- Stated problem
Retype the opening lines of the data exactly, stopping after the line that contains "tick_step = [20, 5, 20, 20, 20, 5, 20, 20]". Skip every picture.

+ + +

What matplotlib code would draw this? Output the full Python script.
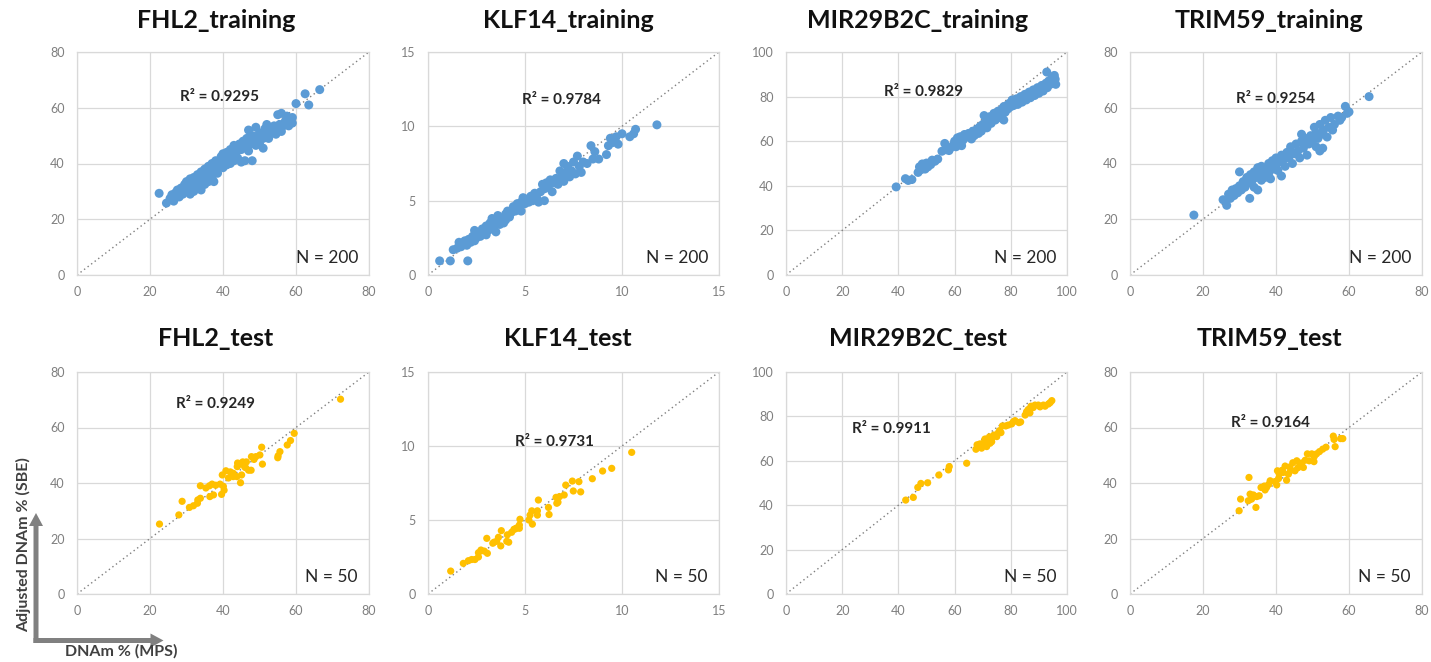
import matplotlib.pyplot as plt
import numpy as np

plt.rcParams['font.family'] = ['Lato', 'DejaVu Sans']

# --- data ---
titles = ['FHL2_training', 'KLF14_training', 'MIR29B2C_training', 'TRIM59_training',
          'FHL2_test', 'KLF14_test', 'MIR29B2C_test', 'TRIM59_test']
r2_labels = ['R² = 0.9295', 'R² = 0.9784', 'R² = 0.9829', 'R² = 0.9254',
             'R² = 0.9249', 'R² = 0.9731', 'R² = 0.9911', 'R² = 0.9164']
n_labels = ['N = 200'] * 4 + ['N = 50'] * 4
axis_max = [80, 15, 100, 80, 80, 15, 100, 80]
tick_step = [20, 5, 20, 20, 20, 5, 20, 20]

fhl2_train = [(22.5,29.3),(24.5,25.8),(25.5,27.5),(26,28.8),(26.5,26.5),(27,29.5),(27.5,30.5),(28,28),
              (28.5,31.2),(29,29),(29.5,32.5),(30,30.2),(30,33.5),(30.5,31.5),(31,29),(31,34.5),
              (31.5,32.5),(32,30),(32,35),(32.5,33),(33,31.5),(33,36),(33.5,34),(34,30.5),(34,37),
              (34.5,35),(35,32.5),(35,38),(35.5,36),(36,33.5),(36,39),(36.5,37),(37,35),(37,40),
              (37.5,33.5),(38,38),(38,41),(38.5,36.5),(39,39.5),(39.5,42.5),(40,38.5),(40,43.5),
              (40.5,41),(41,39.5),(41,44),(41.5,42),(42,40),(42,45),(42.5,43),(43,41),(43,46.5),
              (43.5,44),(44,42),(44.5,47),(45,40.5),(45,45),(45.5,48),(46,41),(46,46.5),(46.5,49),
              (47,44.5),(47,52),(47.5,47),(48,41),(48,50),(48.5,48),(49,46.5),(49,53),(49.5,49.5),
              (50,47),(50,51),(50.5,50.5),(51,45.5),(51,49),(51.5,52.5),(52,50),(52,54),(52.5,49),
              (53,51),(53.5,52),(54,53.5),(54.5,50.5),(55,57.5),(55,52),(55.5,54),(56,58),(56,51.5),
              (56.5,53.5),(57,55),(57.5,57),(58,53.5),(58,56),(58.5,55),(59,56.5),(59,54.5),
              (60,61.5),(62.5,65),(63.5,61),(66.5,66.5)]

klf14_train = [(0.6,0.95),(1.15,0.95),(2.05,0.95),(1.3,1.7),(1.5,1.8),(1.6,2.2),(1.7,1.9),(1.8,2.1),
               (1.9,2.3),(2.0,2.0),(2.1,2.4),(2.2,2.2),(2.3,2.6),(2.4,2.3),(2.4,3.0),(2.5,2.5),
               (2.6,2.8),(2.7,2.6),(2.8,3.1),(2.9,2.8),(3.0,3.3),(3.0,2.7),(3.1,3.0),(3.2,3.5),
               (3.3,3.1),(3.3,3.8),(3.4,3.3),(3.5,3.6),(3.5,2.9),(3.6,4.0),(3.7,3.4),(3.8,3.8),
               (3.9,3.5),(4.0,4.1),(4.0,3.7),(4.1,4.3),(4.2,3.9),(4.3,4.2),(4.4,4.6),(4.5,4.3),
               (4.6,4.8),(4.7,4.5),(4.8,4.9),(4.8,4.3),(4.9,5.2),(5.0,4.8),(5.1,5.1),(5.2,4.9),
               (5.3,5.3),(5.4,5.0),(5.5,5.5),(5.6,5.2),(5.7,4.9),(5.8,5.6),(5.9,6.1),(6.0,5.0),
               (6.0,5.8),(6.1,6.2),(6.2,5.9),(6.3,6.4),(6.4,5.6),(6.5,6.2),(6.6,6.5),(6.7,6.1),
               (6.8,7.0),(6.9,6.6),(7.0,7.5),(7.0,6.3),(7.1,6.9),(7.2,7.3),(7.3,6.6),(7.4,7.0),
               (7.5,7.6),(7.6,6.8),(7.7,8.0),(7.8,7.3),(7.9,6.9),(8.0,7.6),(8.2,7.5),(8.4,8.7),
               (8.5,7.8),(8.6,8.3),(8.8,7.8),(9.2,8.1),(9.3,8.7),(9.4,9.2),(9.5,8.9),(9.7,9.3),
               (9.8,8.8),(10.0,9.5),(10.4,9.3),(10.6,9.5),(10.7,9.8),(11.8,10.1)]

mir_train = [(39.2,39.5),(42.5,43.2),(43.5,42.4),(44.8,42.8),(47,46),(47.5,48.5),(48,47.2),(48.5,49.8),
             (49.5,47.5),(50,50.2),(50.5,48.5),(51.5,49.5),(52,51.5),(53,51),(54,52),(55.5,55.5),
             (56.5,59),(57,56.2),(58,55.8),(58.5,57),(59.5,58.2),(60,60),(60.5,57.5),(61,61.5),
             (61.5,59),(62,62),(62.5,58),(63,60.5),(63.5,63),(64.5,62),(65,63.5),(66,61),(66.5,64.5),
             (67,62.5),(68,65.5),(68.5,63.5),(69,66.5),(69.5,64.5),(70,67.5),(70.5,71.5),(71,68.5),
             (71.5,66),(72,69.5),(72.5,71),(73,68),(73.5,70),(74,72.5),(74.5,69.5),(75,71.5),
             (75.5,73.5),(76,72),(76.5,70.5),(77,74.5),(77.5,69.5),(77.5,75.5),(78,73),(78.5,76),
             (79,74.5),(79.5,77),(80,75.5),(80.5,78.5),(81,76),(81.5,77.5),(82,79),(82.5,76.5),
             (83,78),(83.5,80),(84,77.5),(84.5,79.5),(85,81),(85.5,78.5),(86,80.5),(86.5,82),
             (87,79.5),(87.5,81.5),(88,83),(88.5,80.5),(89,82.5),(89.5,84),(90,81.5),(90.5,83.5),
             (91,85),(91.5,82.5),(92,84.5),(92.5,86),(92.8,91),(93,84),(93.5,87),(94,85.5),
             (94.5,88),(95,86),(95.5,89.5),(95.8,87.8),(96,85.5)]

trim_train = [(17.5,21.5),(25.5,27),(26.5,25),(27,29),(27.5,27.5),(28,30.5),(28.5,28.5),(29,31),
              (29.5,29.5),(30,37),(30,32),(30.5,30.5),(31,33.5),(31.5,31.5),(32,35),(32.5,33),
              (32.8,27.5),(33,36),(33.5,34),(34,31.5),(34,37),(34.5,35),(35,30.5),(35,38.5),(35.5,36),
              (36,34),(36,39),(36.5,37),(37,35),(37.5,38.5),(38,36.5),(38,40),(38.5,34.5),(39,41),
              (39.5,38),(40,39.5),(40,42),(40.5,37.5),(41,40.5),(41.5,35.5),(41.5,43),(42,41.5),
              (42.5,39),(43,44),(43.5,42),(44,46),(44.5,40),(45,43.5),(45.5,47),(46,44.5),(46.5,42),
              (47,48),(47,50.5),(47.5,45.5),(48,49),(48.5,43),(49,47),(49.5,50),(50,48),(50.5,53),
              (51,46),(51,51),(51.5,49),(52,54),(52,44.5),(52.5,50.5),(52.8,45.5),(53,52),(53.5,55.5),
              (54,49.5),(54.5,53),(55,56.5),(55.5,52),(56,54),(57,57),(57.5,55.5),(58,56.5),
              (59,60.5),(59.5,58),(60,58.5),(65.5,64)]

fhl2_test = [(22.6,25.2),(27.9,28.5),(28.8,33.4),(30.8,31.2),(31.9,31.8),(33.1,33.9),(33,32.7),
             (33.8,39),(35.3,38.2),(36.3,39),(36.4,35.1),(37.4,35.7),(38,39.2),(39.2,39.6),
             (39.6,35.9),(40.3,37.4),(40.1,38.8),(39.8,42.9),(40.8,44.4),(42.8,42.3),(42.8,43.5),
             (43.8,42.3),(43.9,45.9),(44.5,46.8),(44.8,40.1),(45.1,42.9),(45.4,47.6),(45.9,45.9),
             (46.4,47.6),(47,44.6),(47.7,44.6),(47.8,49.5),(49,49.5),(50.1,50.1),(50.6,52.9),
             (50.8,46.8),(55,49.1),(55.1,49.8),(55.6,51.3),(57.6,53.7),(58.5,55.3),(59.5,57.9),
             (72.2,70.2),(44,47.2),(46.2,45.5),(41.5,41.8),(37,39.6),(48.5,48.5),(42,44),(33.8,34.5)]

klf14_test = [(1.17,1.55),(1.82,2.07),(2.08,2.25),(2.25,2.33),(2.42,2.33),(2.6,2.5),(2.6,2.79),
              (2.73,2.97),(3.06,2.75),(3.03,3.76),(3.34,3.43),(3.54,3.56),(3.63,3.83),(3.75,3.25),
              (3.78,4.28),(4.06,3.56),(4.16,3.5),(4.09,4.0),(4.31,4.17),(4.43,4.37),(4.57,4.46),
              (4.71,4.44),(4.74,5.05),(4.71,4.66),(5.26,5.33),(5.35,5.62),(5.38,4.72),(5.64,5.33),
              (5.69,6.35),(5.64,5.62),(6.21,5.85),(6.24,5.37),(6.6,6.53),(6.64,6.13),(6.78,6.58),
              (7.02,6.69),(7.1,7.36),(7.44,7.63),(7.49,6.96),(7.78,7.59),(7.87,6.9),(8.47,7.79),
              (9.0,8.31),(9.47,8.49),(10.5,9.57),(5.2,5.0),(3.4,3.5),(6.7,6.2),(4.5,4.4),(2.9,2.9)]

mir_test = [(42.6,42.3),(45.3,43.5),(46.9,48.0),(48.0,49.8),(50.4,50.1),(54.4,53.6),(57.8,55.9),
            (58.1,57.4),(64.3,58.9),(67.6,65.2),(68.4,66.4),(69,67.6),(69.6,65.7),(70.2,67.9),
            (71,68.6),(71.4,66.4),(72,69.4),(72.6,67.9),(73.2,70.1),(73.2,68.6),(75,70.9),
            (75.6,72.7),(76.5,72.7),(77,75.7),(78.2,75.7),(79.1,76.1),(80.3,76.6),(80.9,77.6),
            (81.5,78.1),(82.9,77.2),(85.1,80.6),(85.6,82.1),(86.2,83.1),(86.8,81.6),(88,84),
            (88.6,85.1),(89.8,85.1),(90.4,84.3),(91.6,85.1),(92.2,84.6),(93.4,85.6),(94.6,87.1),
            (94,86.2),(68,67.2),(70.8,69.8),(72.4,70.8),(74,71.6),(76,73.6),(83.5,77.5),(87.2,84.6)]

trim_test = [(29.9,30),(30.3,34.2),(32.4,33.6),(32.6,42),(32.9,36),(33.3,34.2),(33.8,35.7),
             (34.5,31.2),(34.7,35.1),(35.4,35.4),(35.9,38.4),(36.8,38.9),(37.4,38.4),(38.4,40.8),
             (39.7,40.5),(40.2,39.3),(40.4,44.4),(40.7,41.6),(40.9,43.2),(41.7,44.6),(42.5,46.1),
             (42.9,41),(43.4,43.2),(43.8,45.8),(44.6,47.3),(45.2,44.4),(45.7,48),(46.6,46.8),
             (47.5,45.6),(48,48.2),(48.6,50.5),(49.1,48),(49.8,50.5),(50.4,47.7),(51.1,50.5),
             (51.9,51.3),(52.8,52.2),(53.7,52.9),(55.7,56.9),(55.9,55.7),(56.2,53.1),(57.7,56),
             (58.3,56),(38,39.5),(44,44.5),(47,47.2),(42,43.8),(50.5,49.6),(37,37.5),(46,45.5)]

panel_data = [fhl2_train, klf14_train, mir_train, trim_train,
              fhl2_test, klf14_test, mir_test, trim_test]

# --- layout (pixels in the 1431x662 canvas) ---
W, H = 1431, 662
cols = [(77, 369), (428, 719), (786, 1067), (1130, 1422)]
rows = [(52, 275), (372, 594)]
title_x = [216, 568, 918, 1269]
title_y = [20, 338]
r2_pos = [(39, 64), (6.9, 11.8), (49, 82), (40, 63),
          (38, 68.4), (6.5, 10.3), (37.6, 74.2), (38.6, 61.5)]

fig = plt.figure(figsize=(W / 100, H / 100), dpi=100)

for i, pts in enumerate(panel_data):
    r, c = divmod(i, 4)
    l, rt = cols[c]
    t, b = rows[r]
    ax = fig.add_axes([l / W, 1 - b / H, (rt - l) / W, (b - t) / H])

    xs, ys = np.array(pts).T
    if r == 0:
        ax.scatter(xs, ys, s=42, color='#5b9bd5', edgecolors='none', zorder=3)
    else:
        ax.scatter(xs, ys, s=27, color='#ffc000', edgecolors='none', zorder=3)

    m = axis_max[i]
    ax.plot([0, m], [0, m], ls=(0, (1, 2.2)), color='#7f7f7f', lw=1, zorder=2)
    ax.set_xlim(0, m)
    ax.set_ylim(0, m)
    ticks = np.arange(0, m + 1, tick_step[i])
    ax.set_xticks(ticks)
    ax.set_yticks(ticks)
    ax.grid(color='#d9d9d9', lw=0.9)
    ax.set_axisbelow(True)
    for sp in ax.spines.values():
        sp.set_color('#d9d9d9')
        sp.set_linewidth(0.9)
    ax.tick_params(length=0, labelsize=9, labelcolor='#7f7f7f')
    ax.tick_params(axis='x', pad=8)
    ax.tick_params(axis='y', pad=9)

    ax.text(r2_pos[i][0], r2_pos[i][1], r2_labels[i], ha='center', va='center',
            fontsize=11, fontweight='bold', color='#262626', zorder=4)
    ax.text(0.962, 0.076, n_labels[i], transform=ax.transAxes, ha='right', va='center',
            fontsize=12.5, color='#262626')
    fig.text(title_x[c] / W, 1 - title_y[r] / H, titles[i], ha='center', va='center',
             fontsize=18, fontweight='bold', color='#111111')

# axis-direction arrows in the lower-left corner
ov = fig.add_axes([0, 0, 1, 1])
ov.set_xlim(0, W)
ov.set_ylim(H, 0)
ov.axis('off')
ov.arrow(36, 643, 0, -130, width=5, head_width=14, head_length=13,
         length_includes_head=True, color='#808080', lw=0)
ov.arrow(33.5, 640.5, 130, 0, width=5, head_width=14, head_length=13,
         length_includes_head=True, color='#808080', lw=0)
ov.text(24, 545, 'Adjusted DNAm % (SBE)', rotation=90, ha='center', va='center',
        fontsize=11.5, fontweight='bold', color='#404040')
ov.text(121, 651, 'DNAm % (MPS)', ha='center', va='center',
        fontsize=11.5, fontweight='bold', color='#404040')

fig.savefig('out.png', dpi=100)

+ + +

- Exercise output
What matplotlib code would draw this? Output the full Python script.
import matplotlib.pyplot as plt
import numpy as np

plt.rcParams['font.family'] = ['Lato', 'DejaVu Sans']

# --- data ---
titles = ['FHL2_training', 'KLF14_training', 'MIR29B2C_training', 'TRIM59_training',
          'FHL2_test', 'KLF14_test', 'MIR29B2C_test', 'TRIM59_test']
r2_labels = ['R² = 0.9295', 'R² = 0.9784', 'R² = 0.9829', 'R² = 0.9254',
             'R² = 0.9249', 'R² = 0.9731', 'R² = 0.9911', 'R² = 0.9164']
n_labels = ['N = 200'] * 4 + ['N = 50'] * 4
axis_max = [80, 15, 100, 80, 80, 15, 100, 80]
tick_step = [20, 5, 20, 20, 20, 5, 20, 20]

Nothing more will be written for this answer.